• _Provided records_:
--
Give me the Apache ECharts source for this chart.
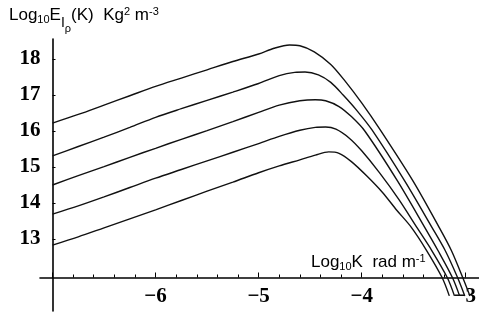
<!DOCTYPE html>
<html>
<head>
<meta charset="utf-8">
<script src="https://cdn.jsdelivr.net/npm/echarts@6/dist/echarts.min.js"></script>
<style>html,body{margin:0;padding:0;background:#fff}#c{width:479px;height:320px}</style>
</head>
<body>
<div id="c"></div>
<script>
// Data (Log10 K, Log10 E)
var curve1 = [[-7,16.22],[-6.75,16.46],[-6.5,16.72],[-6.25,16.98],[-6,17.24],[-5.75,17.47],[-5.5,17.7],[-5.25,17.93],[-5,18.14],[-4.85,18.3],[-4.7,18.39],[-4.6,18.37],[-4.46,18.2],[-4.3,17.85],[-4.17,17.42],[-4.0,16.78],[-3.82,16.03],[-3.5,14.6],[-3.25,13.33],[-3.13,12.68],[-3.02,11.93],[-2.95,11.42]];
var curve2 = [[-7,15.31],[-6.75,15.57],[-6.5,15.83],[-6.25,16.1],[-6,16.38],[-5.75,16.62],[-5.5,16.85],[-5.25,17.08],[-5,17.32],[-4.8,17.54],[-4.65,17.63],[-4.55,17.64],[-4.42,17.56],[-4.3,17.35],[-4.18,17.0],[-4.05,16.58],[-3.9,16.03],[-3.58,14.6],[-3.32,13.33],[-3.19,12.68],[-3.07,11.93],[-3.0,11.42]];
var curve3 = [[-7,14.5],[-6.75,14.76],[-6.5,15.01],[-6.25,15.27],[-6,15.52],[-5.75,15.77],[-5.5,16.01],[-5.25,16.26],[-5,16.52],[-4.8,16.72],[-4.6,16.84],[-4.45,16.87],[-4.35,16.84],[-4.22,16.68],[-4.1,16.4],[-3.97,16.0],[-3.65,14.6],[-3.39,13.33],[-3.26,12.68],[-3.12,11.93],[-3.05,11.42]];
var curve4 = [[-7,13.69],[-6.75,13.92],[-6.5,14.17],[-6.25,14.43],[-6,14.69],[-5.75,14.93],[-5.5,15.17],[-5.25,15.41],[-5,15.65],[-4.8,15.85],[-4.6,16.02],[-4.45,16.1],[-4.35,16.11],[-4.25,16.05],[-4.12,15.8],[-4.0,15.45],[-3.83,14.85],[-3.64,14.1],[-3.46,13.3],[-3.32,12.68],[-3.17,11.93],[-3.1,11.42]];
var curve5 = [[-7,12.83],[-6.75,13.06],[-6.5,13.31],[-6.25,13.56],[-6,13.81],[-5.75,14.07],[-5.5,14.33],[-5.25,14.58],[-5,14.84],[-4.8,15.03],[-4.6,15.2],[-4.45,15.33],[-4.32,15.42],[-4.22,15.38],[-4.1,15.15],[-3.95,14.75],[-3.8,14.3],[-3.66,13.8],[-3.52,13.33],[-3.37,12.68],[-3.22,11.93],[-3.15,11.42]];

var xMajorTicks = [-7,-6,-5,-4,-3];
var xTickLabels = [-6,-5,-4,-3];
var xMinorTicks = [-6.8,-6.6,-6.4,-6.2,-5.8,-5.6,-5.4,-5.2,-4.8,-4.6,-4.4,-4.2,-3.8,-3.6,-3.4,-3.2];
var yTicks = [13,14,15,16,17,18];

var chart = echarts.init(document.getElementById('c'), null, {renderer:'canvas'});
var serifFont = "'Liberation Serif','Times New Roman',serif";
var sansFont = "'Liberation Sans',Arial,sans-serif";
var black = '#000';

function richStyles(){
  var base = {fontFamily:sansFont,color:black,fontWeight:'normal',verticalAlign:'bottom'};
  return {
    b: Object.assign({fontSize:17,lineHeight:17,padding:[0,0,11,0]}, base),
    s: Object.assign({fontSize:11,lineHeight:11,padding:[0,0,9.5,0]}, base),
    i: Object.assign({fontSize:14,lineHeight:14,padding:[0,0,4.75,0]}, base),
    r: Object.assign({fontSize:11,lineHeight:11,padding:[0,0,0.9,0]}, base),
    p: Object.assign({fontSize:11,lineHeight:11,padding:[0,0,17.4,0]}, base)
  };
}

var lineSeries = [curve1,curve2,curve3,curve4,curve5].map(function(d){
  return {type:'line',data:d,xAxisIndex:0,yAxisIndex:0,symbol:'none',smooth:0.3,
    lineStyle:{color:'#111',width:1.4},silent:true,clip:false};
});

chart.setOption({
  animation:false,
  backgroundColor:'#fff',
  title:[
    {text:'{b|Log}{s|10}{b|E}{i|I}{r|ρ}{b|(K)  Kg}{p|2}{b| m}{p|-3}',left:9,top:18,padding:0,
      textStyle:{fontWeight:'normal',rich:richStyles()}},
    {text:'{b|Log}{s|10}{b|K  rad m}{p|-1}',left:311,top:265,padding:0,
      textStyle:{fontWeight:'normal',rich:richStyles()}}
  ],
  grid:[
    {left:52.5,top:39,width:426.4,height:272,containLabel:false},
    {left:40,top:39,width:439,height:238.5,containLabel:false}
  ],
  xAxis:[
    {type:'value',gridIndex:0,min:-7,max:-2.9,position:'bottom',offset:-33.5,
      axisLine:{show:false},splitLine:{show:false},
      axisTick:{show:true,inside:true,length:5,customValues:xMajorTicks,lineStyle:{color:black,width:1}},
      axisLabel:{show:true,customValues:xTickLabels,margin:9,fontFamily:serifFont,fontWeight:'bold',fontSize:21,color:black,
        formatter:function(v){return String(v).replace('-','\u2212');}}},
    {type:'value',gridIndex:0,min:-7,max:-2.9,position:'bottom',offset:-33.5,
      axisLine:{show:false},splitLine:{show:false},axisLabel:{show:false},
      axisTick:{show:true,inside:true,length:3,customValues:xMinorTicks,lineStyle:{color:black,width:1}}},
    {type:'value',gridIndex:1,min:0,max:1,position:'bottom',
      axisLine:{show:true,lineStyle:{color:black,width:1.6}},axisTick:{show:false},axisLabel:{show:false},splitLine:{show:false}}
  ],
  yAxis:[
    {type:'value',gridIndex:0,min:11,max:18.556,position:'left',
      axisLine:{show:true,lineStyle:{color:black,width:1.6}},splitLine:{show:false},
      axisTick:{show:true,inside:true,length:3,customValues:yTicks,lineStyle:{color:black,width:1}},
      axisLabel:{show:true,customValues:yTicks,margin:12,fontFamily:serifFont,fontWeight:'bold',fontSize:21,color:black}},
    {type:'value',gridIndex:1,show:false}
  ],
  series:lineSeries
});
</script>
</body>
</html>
--
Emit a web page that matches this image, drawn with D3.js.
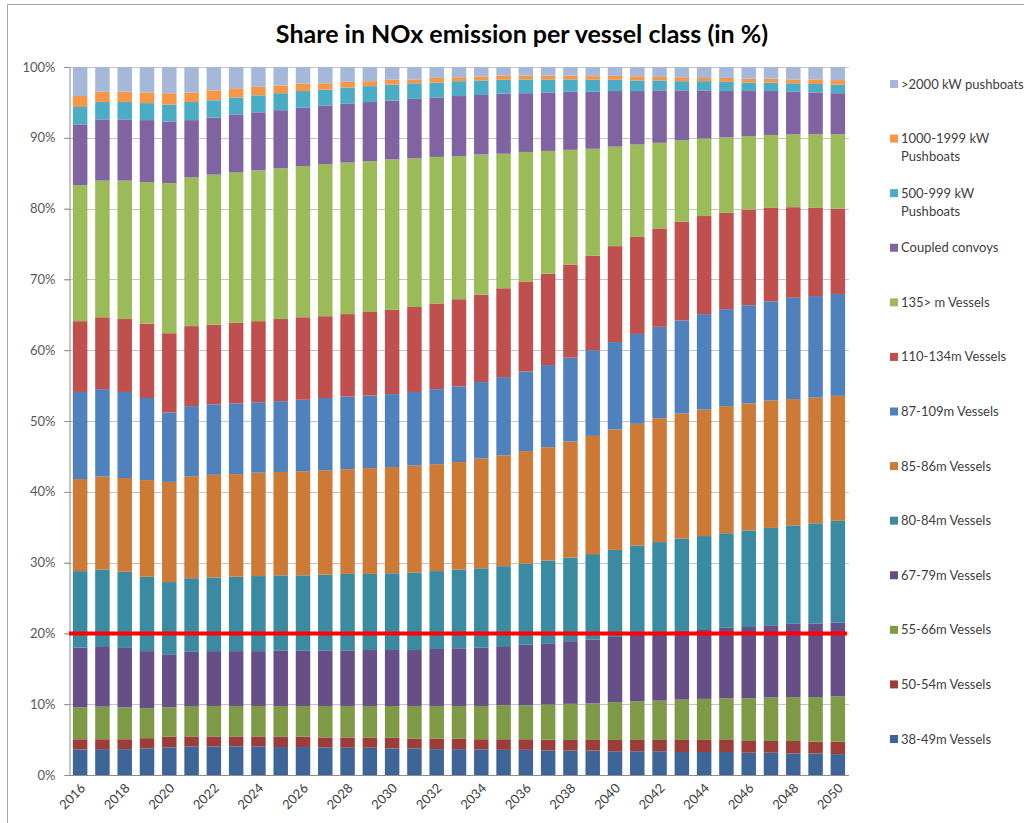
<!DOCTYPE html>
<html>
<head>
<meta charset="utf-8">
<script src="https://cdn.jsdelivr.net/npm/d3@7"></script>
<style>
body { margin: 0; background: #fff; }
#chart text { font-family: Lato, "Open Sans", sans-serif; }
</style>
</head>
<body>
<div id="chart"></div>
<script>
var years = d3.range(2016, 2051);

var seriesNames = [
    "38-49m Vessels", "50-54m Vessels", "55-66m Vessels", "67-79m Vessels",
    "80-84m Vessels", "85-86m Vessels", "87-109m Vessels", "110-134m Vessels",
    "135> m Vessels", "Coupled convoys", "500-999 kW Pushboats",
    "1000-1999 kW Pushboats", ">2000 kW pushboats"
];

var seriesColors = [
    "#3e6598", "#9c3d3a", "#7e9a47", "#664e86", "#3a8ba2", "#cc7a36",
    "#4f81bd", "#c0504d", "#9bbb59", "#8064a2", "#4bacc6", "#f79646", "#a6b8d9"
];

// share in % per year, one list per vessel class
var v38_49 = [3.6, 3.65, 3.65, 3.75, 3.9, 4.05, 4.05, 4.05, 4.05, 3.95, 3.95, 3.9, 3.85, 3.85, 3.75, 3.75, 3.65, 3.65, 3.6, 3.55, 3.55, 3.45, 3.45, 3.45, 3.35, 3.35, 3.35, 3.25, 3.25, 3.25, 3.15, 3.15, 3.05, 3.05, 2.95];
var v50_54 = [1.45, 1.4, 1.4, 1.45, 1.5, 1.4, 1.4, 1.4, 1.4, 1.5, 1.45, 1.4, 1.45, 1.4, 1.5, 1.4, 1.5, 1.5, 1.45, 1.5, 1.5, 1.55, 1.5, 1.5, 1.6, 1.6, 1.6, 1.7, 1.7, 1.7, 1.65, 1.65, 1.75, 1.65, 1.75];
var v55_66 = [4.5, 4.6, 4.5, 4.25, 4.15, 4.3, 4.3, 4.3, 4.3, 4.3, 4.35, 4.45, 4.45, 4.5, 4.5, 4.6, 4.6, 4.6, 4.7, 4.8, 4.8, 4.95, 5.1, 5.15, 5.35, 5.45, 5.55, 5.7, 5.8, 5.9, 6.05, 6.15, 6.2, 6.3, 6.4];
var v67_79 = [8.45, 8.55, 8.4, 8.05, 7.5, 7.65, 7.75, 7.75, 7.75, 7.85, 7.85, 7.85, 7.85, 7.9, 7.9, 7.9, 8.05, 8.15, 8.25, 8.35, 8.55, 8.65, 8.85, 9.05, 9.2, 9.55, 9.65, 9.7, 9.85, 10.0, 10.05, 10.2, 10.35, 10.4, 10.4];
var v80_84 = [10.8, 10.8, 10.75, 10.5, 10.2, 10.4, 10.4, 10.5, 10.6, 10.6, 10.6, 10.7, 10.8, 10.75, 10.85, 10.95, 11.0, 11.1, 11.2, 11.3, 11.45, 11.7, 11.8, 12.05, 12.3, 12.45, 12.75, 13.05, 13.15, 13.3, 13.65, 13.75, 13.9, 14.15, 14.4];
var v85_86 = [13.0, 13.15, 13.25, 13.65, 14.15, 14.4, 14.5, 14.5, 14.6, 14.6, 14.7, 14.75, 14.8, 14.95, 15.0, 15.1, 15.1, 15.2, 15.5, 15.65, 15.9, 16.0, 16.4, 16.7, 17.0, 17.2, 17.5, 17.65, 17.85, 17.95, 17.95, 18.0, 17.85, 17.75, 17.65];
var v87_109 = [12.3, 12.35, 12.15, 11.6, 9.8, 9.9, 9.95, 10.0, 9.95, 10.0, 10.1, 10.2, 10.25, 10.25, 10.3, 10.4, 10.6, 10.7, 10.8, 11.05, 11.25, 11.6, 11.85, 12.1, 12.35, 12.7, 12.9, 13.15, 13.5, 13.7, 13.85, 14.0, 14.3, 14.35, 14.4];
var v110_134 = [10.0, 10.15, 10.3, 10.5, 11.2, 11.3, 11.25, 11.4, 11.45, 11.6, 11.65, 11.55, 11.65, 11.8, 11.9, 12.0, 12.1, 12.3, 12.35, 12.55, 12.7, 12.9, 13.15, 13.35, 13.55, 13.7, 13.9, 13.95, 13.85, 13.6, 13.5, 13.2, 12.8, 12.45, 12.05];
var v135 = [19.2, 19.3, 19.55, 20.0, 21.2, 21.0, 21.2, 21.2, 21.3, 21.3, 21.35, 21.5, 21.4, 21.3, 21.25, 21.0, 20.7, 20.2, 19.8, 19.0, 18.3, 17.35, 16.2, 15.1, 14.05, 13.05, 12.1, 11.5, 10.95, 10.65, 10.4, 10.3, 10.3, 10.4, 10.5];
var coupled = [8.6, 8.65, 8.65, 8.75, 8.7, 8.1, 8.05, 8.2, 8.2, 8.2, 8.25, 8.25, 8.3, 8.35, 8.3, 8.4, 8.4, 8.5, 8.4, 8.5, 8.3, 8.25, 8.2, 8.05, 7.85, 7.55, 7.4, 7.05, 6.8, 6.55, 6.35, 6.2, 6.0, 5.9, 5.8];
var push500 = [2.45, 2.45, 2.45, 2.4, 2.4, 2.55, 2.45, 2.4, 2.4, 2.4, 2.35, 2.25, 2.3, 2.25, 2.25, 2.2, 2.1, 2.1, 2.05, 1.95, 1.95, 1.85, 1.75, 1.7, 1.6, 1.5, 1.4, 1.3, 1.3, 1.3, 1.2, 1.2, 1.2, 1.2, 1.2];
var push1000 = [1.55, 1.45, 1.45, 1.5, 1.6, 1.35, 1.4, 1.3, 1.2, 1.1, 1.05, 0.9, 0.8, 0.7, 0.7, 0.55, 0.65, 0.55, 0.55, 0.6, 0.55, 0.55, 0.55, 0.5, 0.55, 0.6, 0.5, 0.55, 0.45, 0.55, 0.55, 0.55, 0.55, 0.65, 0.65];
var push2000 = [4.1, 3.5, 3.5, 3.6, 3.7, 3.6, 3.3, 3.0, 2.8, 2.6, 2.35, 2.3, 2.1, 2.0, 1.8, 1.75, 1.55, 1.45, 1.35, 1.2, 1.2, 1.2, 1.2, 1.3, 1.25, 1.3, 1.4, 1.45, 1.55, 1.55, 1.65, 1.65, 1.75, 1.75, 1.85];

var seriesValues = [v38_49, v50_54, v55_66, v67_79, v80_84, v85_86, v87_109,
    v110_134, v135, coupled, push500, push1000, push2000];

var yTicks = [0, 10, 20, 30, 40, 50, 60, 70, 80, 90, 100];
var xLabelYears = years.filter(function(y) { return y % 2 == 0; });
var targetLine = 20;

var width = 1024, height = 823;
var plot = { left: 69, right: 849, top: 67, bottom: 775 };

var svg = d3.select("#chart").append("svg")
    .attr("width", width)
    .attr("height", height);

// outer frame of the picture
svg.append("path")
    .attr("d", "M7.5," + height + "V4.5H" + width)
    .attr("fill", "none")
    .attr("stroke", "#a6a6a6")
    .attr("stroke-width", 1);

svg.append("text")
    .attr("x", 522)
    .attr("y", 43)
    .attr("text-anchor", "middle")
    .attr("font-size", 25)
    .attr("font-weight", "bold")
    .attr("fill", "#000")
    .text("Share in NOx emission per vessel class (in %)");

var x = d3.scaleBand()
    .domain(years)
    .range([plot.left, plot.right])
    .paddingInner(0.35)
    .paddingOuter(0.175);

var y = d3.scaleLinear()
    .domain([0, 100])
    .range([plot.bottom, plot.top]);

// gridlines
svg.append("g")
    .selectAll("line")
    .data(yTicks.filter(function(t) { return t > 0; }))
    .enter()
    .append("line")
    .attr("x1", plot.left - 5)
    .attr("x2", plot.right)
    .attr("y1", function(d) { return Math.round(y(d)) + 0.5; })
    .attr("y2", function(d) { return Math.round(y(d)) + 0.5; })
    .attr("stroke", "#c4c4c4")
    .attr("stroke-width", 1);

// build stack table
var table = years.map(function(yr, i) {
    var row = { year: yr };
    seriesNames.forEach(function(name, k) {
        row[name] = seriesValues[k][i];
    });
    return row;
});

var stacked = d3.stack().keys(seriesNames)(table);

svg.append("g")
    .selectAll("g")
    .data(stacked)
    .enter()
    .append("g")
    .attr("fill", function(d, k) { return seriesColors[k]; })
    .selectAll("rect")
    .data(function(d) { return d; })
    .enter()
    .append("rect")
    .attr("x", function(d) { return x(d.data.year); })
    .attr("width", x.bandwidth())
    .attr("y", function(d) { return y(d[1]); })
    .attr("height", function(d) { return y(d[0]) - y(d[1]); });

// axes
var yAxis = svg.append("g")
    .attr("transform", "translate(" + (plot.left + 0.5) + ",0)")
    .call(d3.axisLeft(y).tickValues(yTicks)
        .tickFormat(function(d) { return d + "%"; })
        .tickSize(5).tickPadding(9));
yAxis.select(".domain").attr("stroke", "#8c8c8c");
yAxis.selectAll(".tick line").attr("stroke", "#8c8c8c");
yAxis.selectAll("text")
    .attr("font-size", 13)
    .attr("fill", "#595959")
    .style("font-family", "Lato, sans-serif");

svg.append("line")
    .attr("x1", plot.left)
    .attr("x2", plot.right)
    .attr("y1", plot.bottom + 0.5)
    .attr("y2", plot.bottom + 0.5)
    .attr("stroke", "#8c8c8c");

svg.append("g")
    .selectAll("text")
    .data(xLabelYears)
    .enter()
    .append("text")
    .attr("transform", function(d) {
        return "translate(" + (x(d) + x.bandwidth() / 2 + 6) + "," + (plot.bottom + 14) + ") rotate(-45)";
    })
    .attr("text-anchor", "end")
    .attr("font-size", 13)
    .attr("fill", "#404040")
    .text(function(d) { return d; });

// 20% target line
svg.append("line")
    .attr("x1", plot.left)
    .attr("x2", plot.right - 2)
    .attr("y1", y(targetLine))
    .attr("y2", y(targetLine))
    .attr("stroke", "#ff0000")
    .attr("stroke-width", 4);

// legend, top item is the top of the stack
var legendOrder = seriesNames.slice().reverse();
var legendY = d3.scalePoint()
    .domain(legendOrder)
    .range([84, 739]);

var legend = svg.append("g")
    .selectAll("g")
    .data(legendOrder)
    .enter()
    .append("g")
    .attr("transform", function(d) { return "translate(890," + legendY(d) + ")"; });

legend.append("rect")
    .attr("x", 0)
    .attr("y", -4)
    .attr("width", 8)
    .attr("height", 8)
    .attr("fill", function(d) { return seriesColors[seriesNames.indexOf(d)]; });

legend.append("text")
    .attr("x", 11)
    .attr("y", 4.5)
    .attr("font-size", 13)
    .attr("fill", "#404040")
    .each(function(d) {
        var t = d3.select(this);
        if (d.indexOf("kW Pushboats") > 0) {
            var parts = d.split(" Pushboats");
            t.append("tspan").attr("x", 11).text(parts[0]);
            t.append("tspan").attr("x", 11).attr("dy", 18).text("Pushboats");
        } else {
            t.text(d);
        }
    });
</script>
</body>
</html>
--
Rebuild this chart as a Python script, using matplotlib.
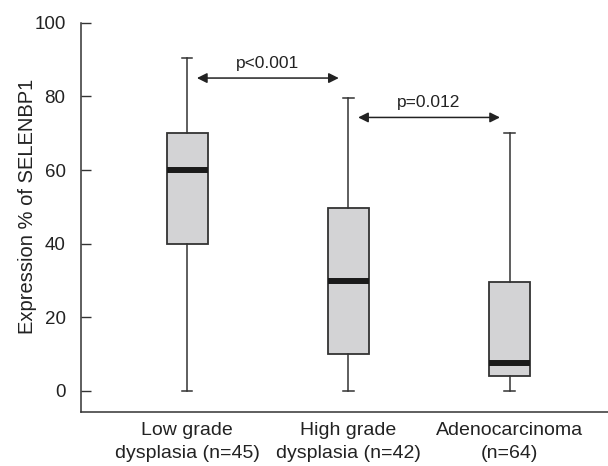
--
• _Required task_: The lines you need run from the one containing "Give me the" down to the one containing "var black = '#000';"; print them exactly, both ends included, and leave out pictures.

• _Reply_:
Give me the Apache ECharts source for this chart.
<!DOCTYPE html>
<html>
<head>
<meta charset="utf-8">
<script src="https://cdn.jsdelivr.net/npm/echarts@6/dist/echarts.min.js"></script>
<style>html,body{margin:0;padding:0;background:#fff}#c{width:479px;height:320px}</style>
</head>
<body>
<div id="c"></div>
<script>
// Data (Log10 K, Log10 E)
var curve1 = [[-7,16.22],[-6.75,16.46],[-6.5,16.72],[-6.25,16.98],[-6,17.24],[-5.75,17.47],[-5.5,17.7],[-5.25,17.93],[-5,18.14],[-4.85,18.3],[-4.7,18.39],[-4.6,18.37],[-4.46,18.2],[-4.3,17.85],[-4.17,17.42],[-4.0,16.78],[-3.82,16.03],[-3.5,14.6],[-3.25,13.33],[-3.13,12.68],[-3.02,11.93],[-2.95,11.42]];
var curve2 = [[-7,15.31],[-6.75,15.57],[-6.5,15.83],[-6.25,16.1],[-6,16.38],[-5.75,16.62],[-5.5,16.85],[-5.25,17.08],[-5,17.32],[-4.8,17.54],[-4.65,17.63],[-4.55,17.64],[-4.42,17.56],[-4.3,17.35],[-4.18,17.0],[-4.05,16.58],[-3.9,16.03],[-3.58,14.6],[-3.32,13.33],[-3.19,12.68],[-3.07,11.93],[-3.0,11.42]];
var curve3 = [[-7,14.5],[-6.75,14.76],[-6.5,15.01],[-6.25,15.27],[-6,15.52],[-5.75,15.77],[-5.5,16.01],[-5.25,16.26],[-5,16.52],[-4.8,16.72],[-4.6,16.84],[-4.45,16.87],[-4.35,16.84],[-4.22,16.68],[-4.1,16.4],[-3.97,16.0],[-3.65,14.6],[-3.39,13.33],[-3.26,12.68],[-3.12,11.93],[-3.05,11.42]];
var curve4 = [[-7,13.69],[-6.75,13.92],[-6.5,14.17],[-6.25,14.43],[-6,14.69],[-5.75,14.93],[-5.5,15.17],[-5.25,15.41],[-5,15.65],[-4.8,15.85],[-4.6,16.02],[-4.45,16.1],[-4.35,16.11],[-4.25,16.05],[-4.12,15.8],[-4.0,15.45],[-3.83,14.85],[-3.64,14.1],[-3.46,13.3],[-3.32,12.68],[-3.17,11.93],[-3.1,11.42]];
var curve5 = [[-7,12.83],[-6.75,13.06],[-6.5,13.31],[-6.25,13.56],[-6,13.81],[-5.75,14.07],[-5.5,14.33],[-5.25,14.58],[-5,14.84],[-4.8,15.03],[-4.6,15.2],[-4.45,15.33],[-4.32,15.42],[-4.22,15.38],[-4.1,15.15],[-3.95,14.75],[-3.8,14.3],[-3.66,13.8],[-3.52,13.33],[-3.37,12.68],[-3.22,11.93],[-3.15,11.42]];

var xMajorTicks = [-7,-6,-5,-4,-3];
var xTickLabels = [-6,-5,-4,-3];
var xMinorTicks = [-6.8,-6.6,-6.4,-6.2,-5.8,-5.6,-5.4,-5.2,-4.8,-4.6,-4.4,-4.2,-3.8,-3.6,-3.4,-3.2];
var yTicks = [13,14,15,16,17,18];

var chart = echarts.init(document.getElementById('c'), null, {renderer:'canvas'});
var serifFont = "'Liberation Serif','Times New Roman',serif";
var sansFont = "'Liberation Sans',Arial,sans-serif";
var black = '#000';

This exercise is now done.